→ Dataset:
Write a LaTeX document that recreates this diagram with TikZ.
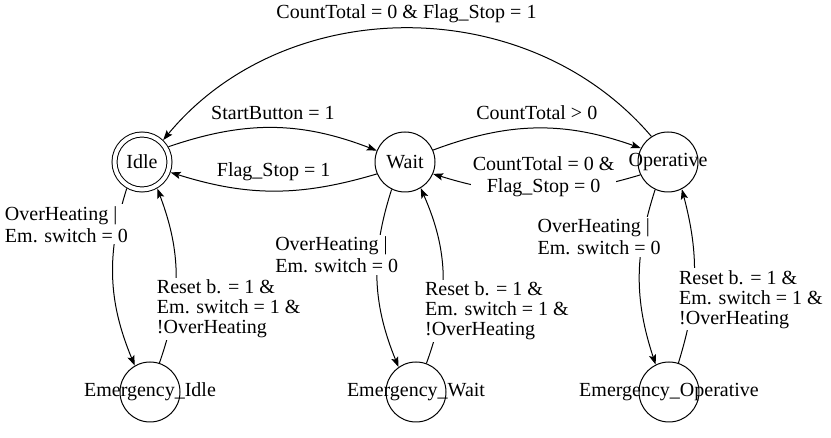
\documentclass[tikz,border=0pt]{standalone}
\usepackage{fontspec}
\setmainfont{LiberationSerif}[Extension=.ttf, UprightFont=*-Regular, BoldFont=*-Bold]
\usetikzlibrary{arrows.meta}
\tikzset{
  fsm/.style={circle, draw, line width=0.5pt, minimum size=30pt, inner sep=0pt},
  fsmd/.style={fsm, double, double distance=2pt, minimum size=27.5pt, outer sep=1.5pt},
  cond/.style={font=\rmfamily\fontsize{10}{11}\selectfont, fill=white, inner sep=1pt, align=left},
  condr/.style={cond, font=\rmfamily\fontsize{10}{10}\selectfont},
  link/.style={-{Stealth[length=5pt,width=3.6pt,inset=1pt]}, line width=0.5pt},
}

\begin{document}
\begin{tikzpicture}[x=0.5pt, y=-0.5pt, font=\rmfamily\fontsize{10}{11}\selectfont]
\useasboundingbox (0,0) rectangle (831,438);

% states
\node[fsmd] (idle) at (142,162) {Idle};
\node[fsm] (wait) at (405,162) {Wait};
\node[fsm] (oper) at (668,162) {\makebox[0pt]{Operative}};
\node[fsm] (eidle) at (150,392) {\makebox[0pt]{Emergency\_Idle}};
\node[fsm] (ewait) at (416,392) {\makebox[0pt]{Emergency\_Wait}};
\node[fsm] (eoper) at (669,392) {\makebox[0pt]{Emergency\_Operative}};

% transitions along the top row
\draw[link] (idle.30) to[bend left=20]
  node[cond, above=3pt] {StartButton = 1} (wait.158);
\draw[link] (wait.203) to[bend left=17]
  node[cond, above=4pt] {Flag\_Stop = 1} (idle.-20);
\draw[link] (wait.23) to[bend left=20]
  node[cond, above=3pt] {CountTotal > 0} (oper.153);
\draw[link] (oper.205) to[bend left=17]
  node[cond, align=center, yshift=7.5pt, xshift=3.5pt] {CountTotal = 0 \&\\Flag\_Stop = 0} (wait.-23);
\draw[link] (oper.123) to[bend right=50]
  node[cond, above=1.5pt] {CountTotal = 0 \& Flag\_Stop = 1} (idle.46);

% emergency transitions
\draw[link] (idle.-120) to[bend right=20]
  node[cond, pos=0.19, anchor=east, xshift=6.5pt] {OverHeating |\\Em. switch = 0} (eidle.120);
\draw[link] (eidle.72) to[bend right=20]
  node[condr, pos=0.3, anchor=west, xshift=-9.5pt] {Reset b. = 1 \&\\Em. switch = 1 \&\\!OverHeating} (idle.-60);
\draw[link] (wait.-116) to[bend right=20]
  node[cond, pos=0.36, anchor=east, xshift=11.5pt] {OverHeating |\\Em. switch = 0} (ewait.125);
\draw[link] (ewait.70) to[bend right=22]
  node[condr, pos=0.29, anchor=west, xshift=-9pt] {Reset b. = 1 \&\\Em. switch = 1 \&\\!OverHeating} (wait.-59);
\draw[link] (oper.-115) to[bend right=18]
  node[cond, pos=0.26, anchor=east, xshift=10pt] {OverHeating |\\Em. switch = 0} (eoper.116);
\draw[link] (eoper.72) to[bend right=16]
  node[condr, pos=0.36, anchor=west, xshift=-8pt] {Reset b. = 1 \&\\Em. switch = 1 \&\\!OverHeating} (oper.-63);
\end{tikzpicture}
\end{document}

--

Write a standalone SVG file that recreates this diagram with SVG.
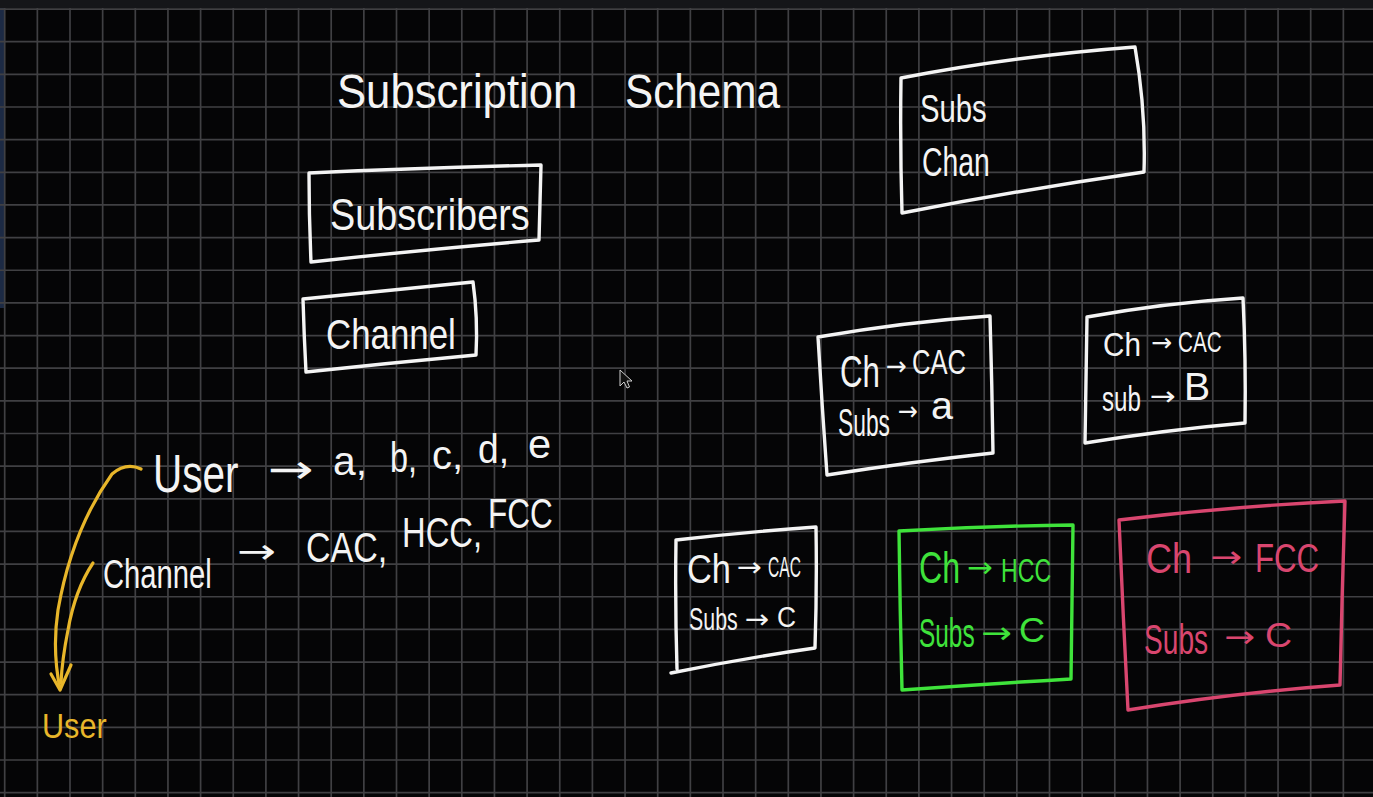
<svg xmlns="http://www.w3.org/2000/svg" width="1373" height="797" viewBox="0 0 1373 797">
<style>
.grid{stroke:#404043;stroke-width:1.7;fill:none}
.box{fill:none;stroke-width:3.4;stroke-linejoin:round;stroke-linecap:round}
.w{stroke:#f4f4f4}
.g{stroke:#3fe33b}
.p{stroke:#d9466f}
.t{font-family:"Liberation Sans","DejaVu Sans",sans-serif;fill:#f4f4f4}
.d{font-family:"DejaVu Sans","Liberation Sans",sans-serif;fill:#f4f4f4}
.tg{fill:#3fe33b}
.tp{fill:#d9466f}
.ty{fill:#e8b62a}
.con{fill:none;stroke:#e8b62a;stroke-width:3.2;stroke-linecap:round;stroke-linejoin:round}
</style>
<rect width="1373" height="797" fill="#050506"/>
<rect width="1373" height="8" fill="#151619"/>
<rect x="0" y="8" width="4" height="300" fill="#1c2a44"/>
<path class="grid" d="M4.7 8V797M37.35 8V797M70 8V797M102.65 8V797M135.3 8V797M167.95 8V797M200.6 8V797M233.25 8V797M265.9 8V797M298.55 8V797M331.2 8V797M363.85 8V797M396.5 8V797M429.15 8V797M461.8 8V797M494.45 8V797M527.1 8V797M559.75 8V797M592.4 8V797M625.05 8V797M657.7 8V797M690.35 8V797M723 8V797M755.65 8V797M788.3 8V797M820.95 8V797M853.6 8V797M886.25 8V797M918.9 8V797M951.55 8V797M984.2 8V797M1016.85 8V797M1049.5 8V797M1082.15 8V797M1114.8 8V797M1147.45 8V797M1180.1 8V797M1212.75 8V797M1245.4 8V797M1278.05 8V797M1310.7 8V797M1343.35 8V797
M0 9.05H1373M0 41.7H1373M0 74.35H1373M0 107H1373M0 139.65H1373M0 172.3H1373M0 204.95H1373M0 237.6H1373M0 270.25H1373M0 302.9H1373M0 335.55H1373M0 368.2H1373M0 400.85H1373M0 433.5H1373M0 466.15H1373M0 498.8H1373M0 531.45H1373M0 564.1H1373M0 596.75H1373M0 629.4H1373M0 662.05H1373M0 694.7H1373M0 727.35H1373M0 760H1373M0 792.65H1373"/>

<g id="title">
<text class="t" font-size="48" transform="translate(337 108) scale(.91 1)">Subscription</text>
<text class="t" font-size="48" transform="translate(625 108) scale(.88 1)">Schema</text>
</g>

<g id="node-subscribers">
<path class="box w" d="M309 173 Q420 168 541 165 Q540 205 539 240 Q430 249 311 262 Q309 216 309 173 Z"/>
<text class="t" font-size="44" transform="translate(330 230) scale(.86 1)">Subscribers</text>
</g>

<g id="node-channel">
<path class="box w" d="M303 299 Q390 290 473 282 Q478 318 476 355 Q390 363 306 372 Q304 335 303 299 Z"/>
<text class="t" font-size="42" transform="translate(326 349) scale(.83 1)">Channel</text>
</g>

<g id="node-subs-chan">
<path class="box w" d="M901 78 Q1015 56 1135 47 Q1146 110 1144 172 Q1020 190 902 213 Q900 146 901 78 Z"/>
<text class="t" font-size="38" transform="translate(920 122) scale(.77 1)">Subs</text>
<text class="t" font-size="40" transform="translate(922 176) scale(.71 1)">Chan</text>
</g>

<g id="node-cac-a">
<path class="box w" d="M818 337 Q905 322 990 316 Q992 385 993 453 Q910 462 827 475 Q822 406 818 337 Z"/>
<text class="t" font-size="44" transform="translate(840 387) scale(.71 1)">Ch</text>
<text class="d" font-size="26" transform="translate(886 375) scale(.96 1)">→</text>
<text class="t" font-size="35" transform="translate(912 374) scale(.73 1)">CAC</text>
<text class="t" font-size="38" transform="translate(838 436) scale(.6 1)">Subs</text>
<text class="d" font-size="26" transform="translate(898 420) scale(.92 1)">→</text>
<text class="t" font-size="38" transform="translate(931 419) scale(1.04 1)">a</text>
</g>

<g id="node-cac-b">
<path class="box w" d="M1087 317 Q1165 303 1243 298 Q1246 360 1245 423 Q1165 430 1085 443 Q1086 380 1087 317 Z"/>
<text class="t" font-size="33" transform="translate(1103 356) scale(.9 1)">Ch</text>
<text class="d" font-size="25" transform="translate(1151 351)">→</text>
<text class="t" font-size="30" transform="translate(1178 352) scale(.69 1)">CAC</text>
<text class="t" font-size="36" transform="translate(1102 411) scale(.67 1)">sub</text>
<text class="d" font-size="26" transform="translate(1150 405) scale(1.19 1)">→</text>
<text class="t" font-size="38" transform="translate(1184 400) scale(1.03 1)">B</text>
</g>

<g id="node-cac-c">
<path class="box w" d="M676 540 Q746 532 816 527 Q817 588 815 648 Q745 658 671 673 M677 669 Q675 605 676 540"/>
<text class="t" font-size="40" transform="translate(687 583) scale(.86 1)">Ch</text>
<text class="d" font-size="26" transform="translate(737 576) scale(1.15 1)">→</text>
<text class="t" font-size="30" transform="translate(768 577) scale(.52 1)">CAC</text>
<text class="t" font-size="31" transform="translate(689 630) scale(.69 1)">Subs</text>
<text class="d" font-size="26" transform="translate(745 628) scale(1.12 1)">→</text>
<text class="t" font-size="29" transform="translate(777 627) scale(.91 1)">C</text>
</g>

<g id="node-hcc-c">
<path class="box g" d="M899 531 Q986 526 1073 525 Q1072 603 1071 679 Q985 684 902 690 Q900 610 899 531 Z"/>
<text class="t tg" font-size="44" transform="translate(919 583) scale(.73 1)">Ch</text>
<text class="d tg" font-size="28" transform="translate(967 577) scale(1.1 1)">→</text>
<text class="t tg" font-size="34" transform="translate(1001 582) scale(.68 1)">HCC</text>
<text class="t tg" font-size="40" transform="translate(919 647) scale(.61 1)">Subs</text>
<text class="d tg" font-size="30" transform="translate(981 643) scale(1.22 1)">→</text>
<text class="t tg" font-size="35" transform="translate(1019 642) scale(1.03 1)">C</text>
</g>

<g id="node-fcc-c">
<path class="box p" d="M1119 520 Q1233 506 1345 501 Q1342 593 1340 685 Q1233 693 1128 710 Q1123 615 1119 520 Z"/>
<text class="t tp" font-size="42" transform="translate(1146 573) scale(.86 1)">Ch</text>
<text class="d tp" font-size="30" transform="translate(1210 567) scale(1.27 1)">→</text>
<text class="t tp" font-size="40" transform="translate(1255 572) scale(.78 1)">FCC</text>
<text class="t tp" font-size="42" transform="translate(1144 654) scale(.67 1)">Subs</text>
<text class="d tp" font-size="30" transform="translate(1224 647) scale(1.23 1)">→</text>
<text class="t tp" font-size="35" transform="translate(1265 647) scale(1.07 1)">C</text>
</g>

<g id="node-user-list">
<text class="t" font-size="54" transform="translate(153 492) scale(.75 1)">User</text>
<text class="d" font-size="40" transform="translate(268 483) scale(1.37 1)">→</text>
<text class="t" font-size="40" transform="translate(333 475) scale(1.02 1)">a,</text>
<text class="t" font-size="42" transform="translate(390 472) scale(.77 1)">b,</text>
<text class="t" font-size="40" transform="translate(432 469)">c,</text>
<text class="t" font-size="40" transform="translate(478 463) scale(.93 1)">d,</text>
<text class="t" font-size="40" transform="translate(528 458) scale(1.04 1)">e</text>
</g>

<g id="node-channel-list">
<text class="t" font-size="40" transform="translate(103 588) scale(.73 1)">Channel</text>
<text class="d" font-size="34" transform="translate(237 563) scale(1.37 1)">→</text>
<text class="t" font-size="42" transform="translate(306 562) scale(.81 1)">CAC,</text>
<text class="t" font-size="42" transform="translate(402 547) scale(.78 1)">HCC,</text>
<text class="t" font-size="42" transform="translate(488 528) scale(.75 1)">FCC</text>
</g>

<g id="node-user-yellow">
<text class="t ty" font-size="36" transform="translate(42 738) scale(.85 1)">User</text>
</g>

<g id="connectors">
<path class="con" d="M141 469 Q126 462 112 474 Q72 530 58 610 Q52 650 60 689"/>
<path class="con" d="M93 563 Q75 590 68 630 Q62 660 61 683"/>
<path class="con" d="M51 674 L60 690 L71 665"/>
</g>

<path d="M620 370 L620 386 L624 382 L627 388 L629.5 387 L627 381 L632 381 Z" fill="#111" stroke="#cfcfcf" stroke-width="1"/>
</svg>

→ Description of the task:
Retype, word for word, only the lines from the one containing "Write a LaTeX" through the one containing "(0,0) rectangle (831,438);", both included, and leave out any pictures.

→ Solution:
Write a LaTeX document that recreates this diagram with TikZ.
\documentclass[tikz,border=0pt]{standalone}
\usepackage{fontspec}
\setmainfont{LiberationSerif}[Extension=.ttf, UprightFont=*-Regular, BoldFont=*-Bold]
\usetikzlibrary{arrows.meta}
\tikzset{
  fsm/.style={circle, draw, line width=0.5pt, minimum size=30pt, inner sep=0pt},
  fsmd/.style={fsm, double, double distance=2pt, minimum size=27.5pt, outer sep=1.5pt},
  cond/.style={font=\rmfamily\fontsize{10}{11}\selectfont, fill=white, inner sep=1pt, align=left},
  condr/.style={cond, font=\rmfamily\fontsize{10}{10}\selectfont},
  link/.style={-{Stealth[length=5pt,width=3.6pt,inset=1pt]}, line width=0.5pt},
}

\begin{document}
\begin{tikzpicture}[x=0.5pt, y=-0.5pt, font=\rmfamily\fontsize{10}{11}\selectfont]
\useasboundingbox (0,0) rectangle (831,438);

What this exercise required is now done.